Protecting kids from the dangers of the internet isn't easy when their communication on it can so easily get out of control.
"What apps are appropriate? What isn't appropriate? What are the limits you're setting? What parental controls are you putting on," Drew Fidler, Policy and Program Development Manager and Forensic Interviewer at Baltimore Child Abuse Center, said.
Those are just some of the questions Fidler addressed Friday night in the first of a three part series about technology and technology safety for tweens and their parents.
The program was a year and a half in the making in collaboration with Wee Chic, a children's clothing store in Green Spring Station.
It seems there is a never ending cycle of similar stories. Stories like the Prince Georges County teachers aid allegedly caught making child pornography on school property or Nicole Lovell's murder.
Investigators believe the Virginia teen began a relationship with her killer online.
"To me that's just terrifying that something like that happened and like I said, I don't want to be that parent that is shocked that my parent is communicating with someone that is so much older than them. Or even with some of the games that my kids play, I think they are interacting with people they don't know," Robyn Parks, a mother of three children, told ABC2.
For Parks, the goal is to arm herself with the information and skills necessary to protect her kids.
They all have devices with internet access. That means there is access to sites and apps she and other parents aren't sure how to use or might not even know about.
"We all grew up being told don't talk to strangers and we can teach our children that because we learned it but we didn't learn to navigate this world as children so it's very hard to understand.

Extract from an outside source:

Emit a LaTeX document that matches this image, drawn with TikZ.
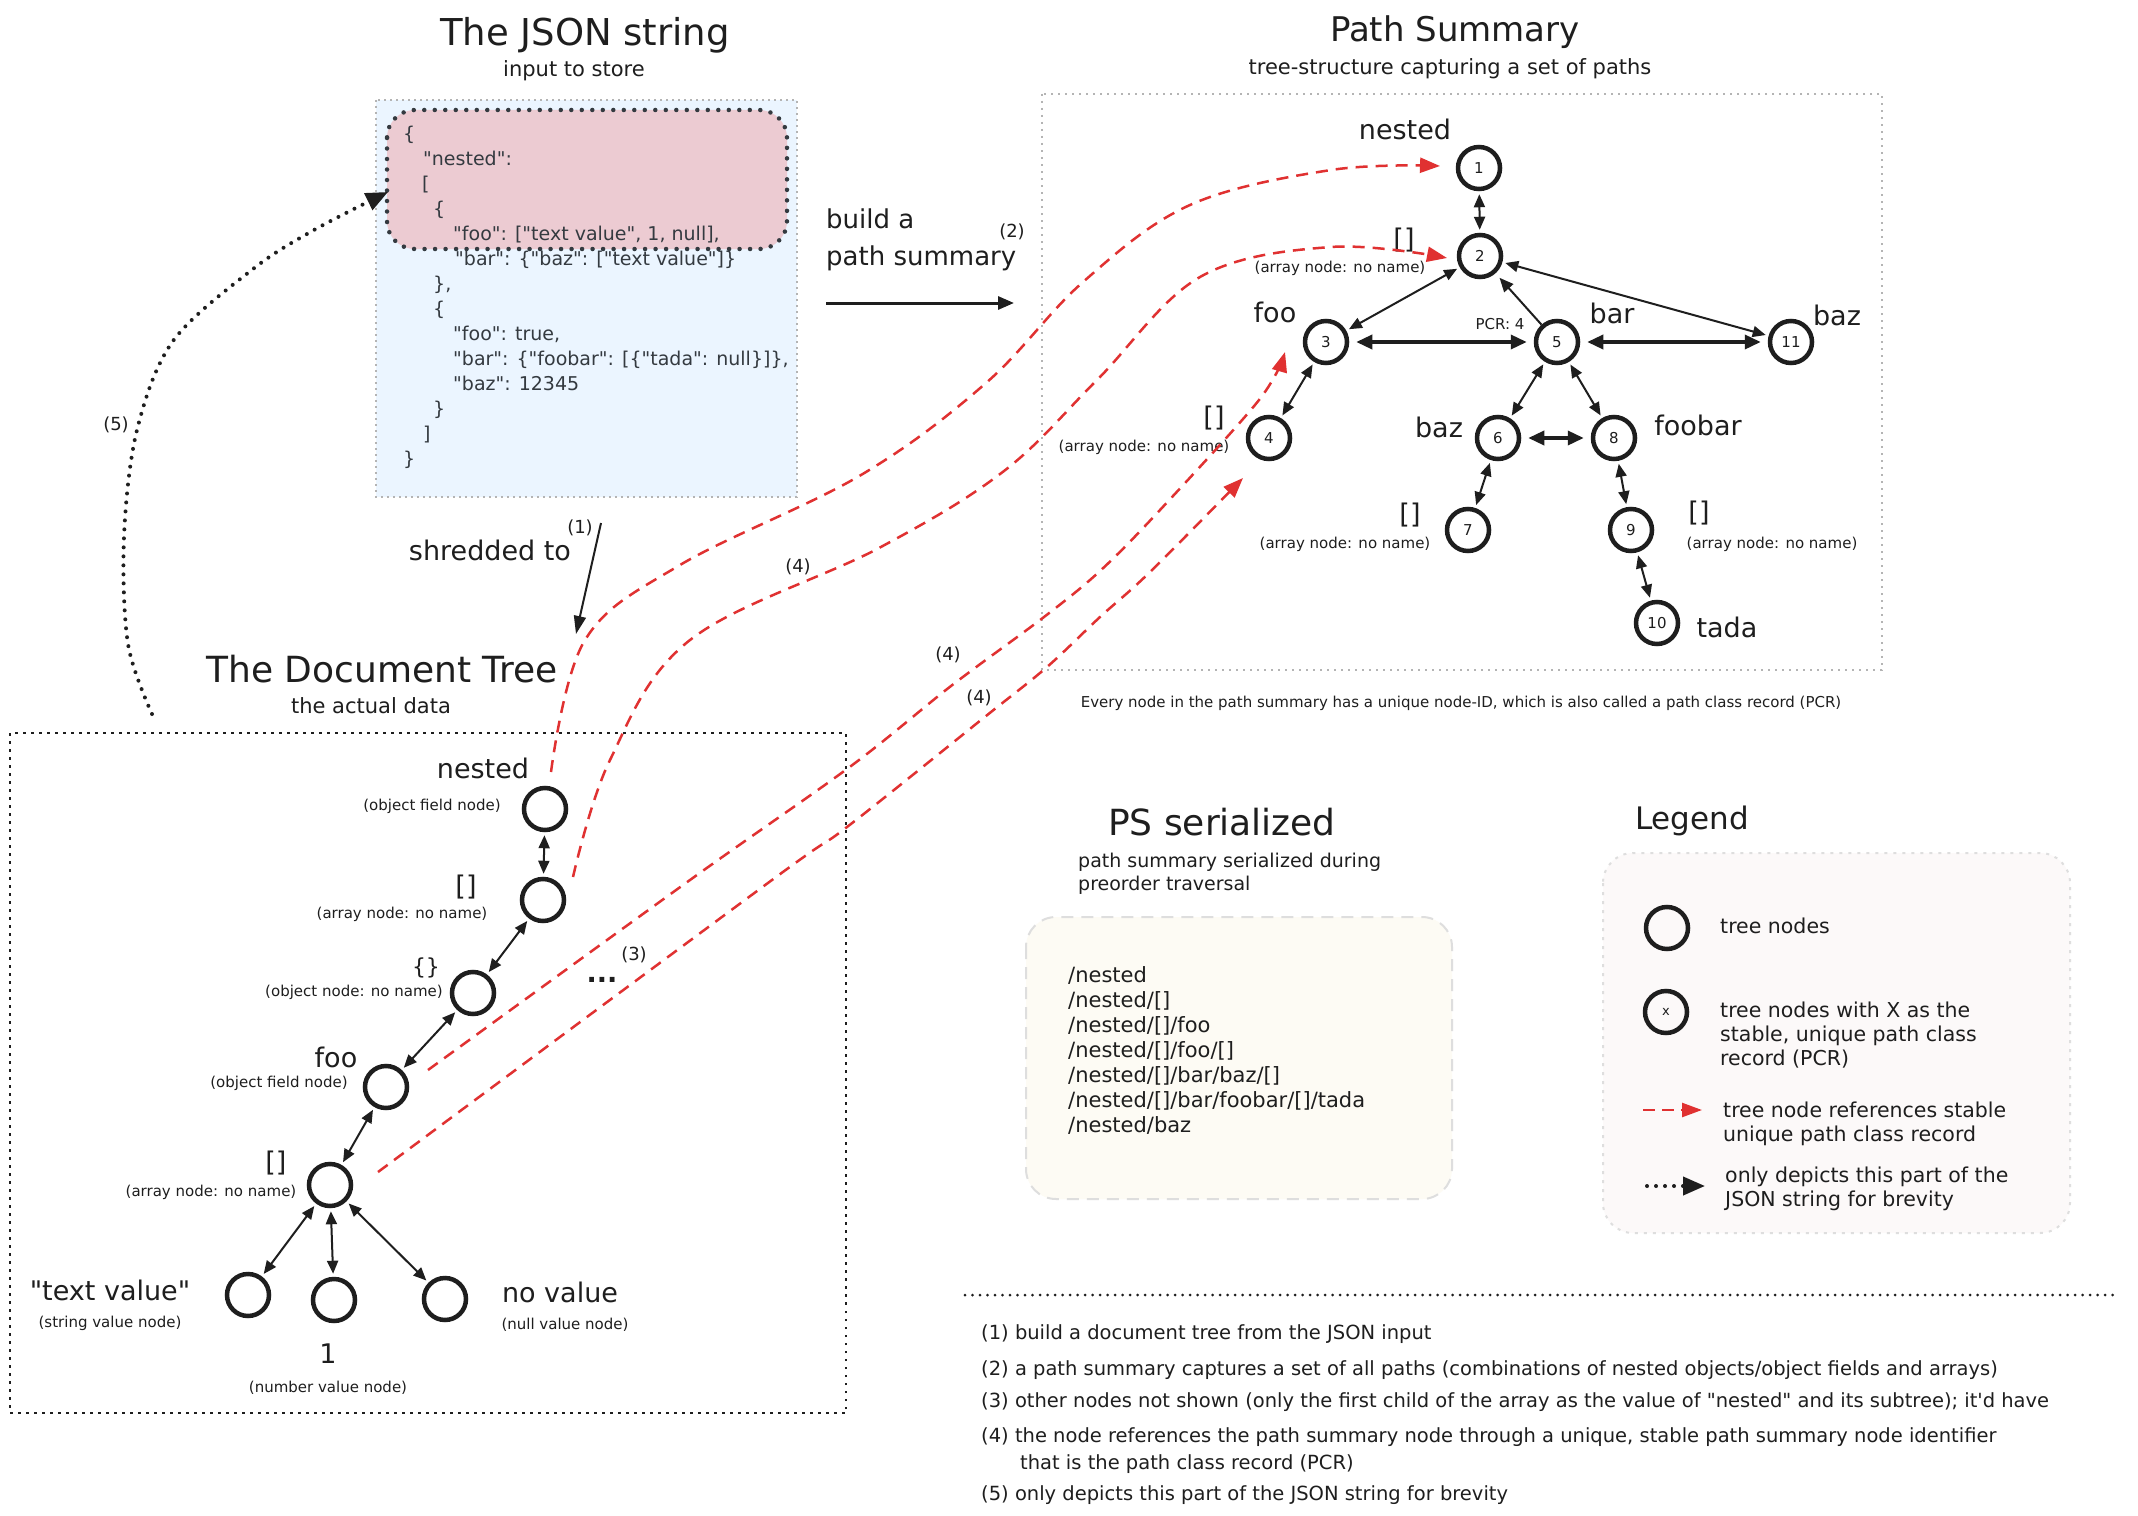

The technology comes out so much faster than you can stay ahead of it," Bridget Quinn Stickline, President of Wee Chic, said.
Fidler addressed privacy settings, communication with children, learning about the different apps at their fingertips, along with location.
"Be aware of certain apps: Whisper, Yik Yak, Snap Chat. Are your kids using this? Start to understand what those apps do and whether or not you think that's appropriate for your kid and location matters. Where the phones are and when you're accessing it. Does your kid need that phone or that computer in their bedroom when they're going to bed at night," Fidler asked.
The Friday night session was just for the parents. The second session is for kids on February 27, from 1 to 3 p.m. The third session is on Friday, March 4 from 6 to 8 p.m. for both parents and tweens.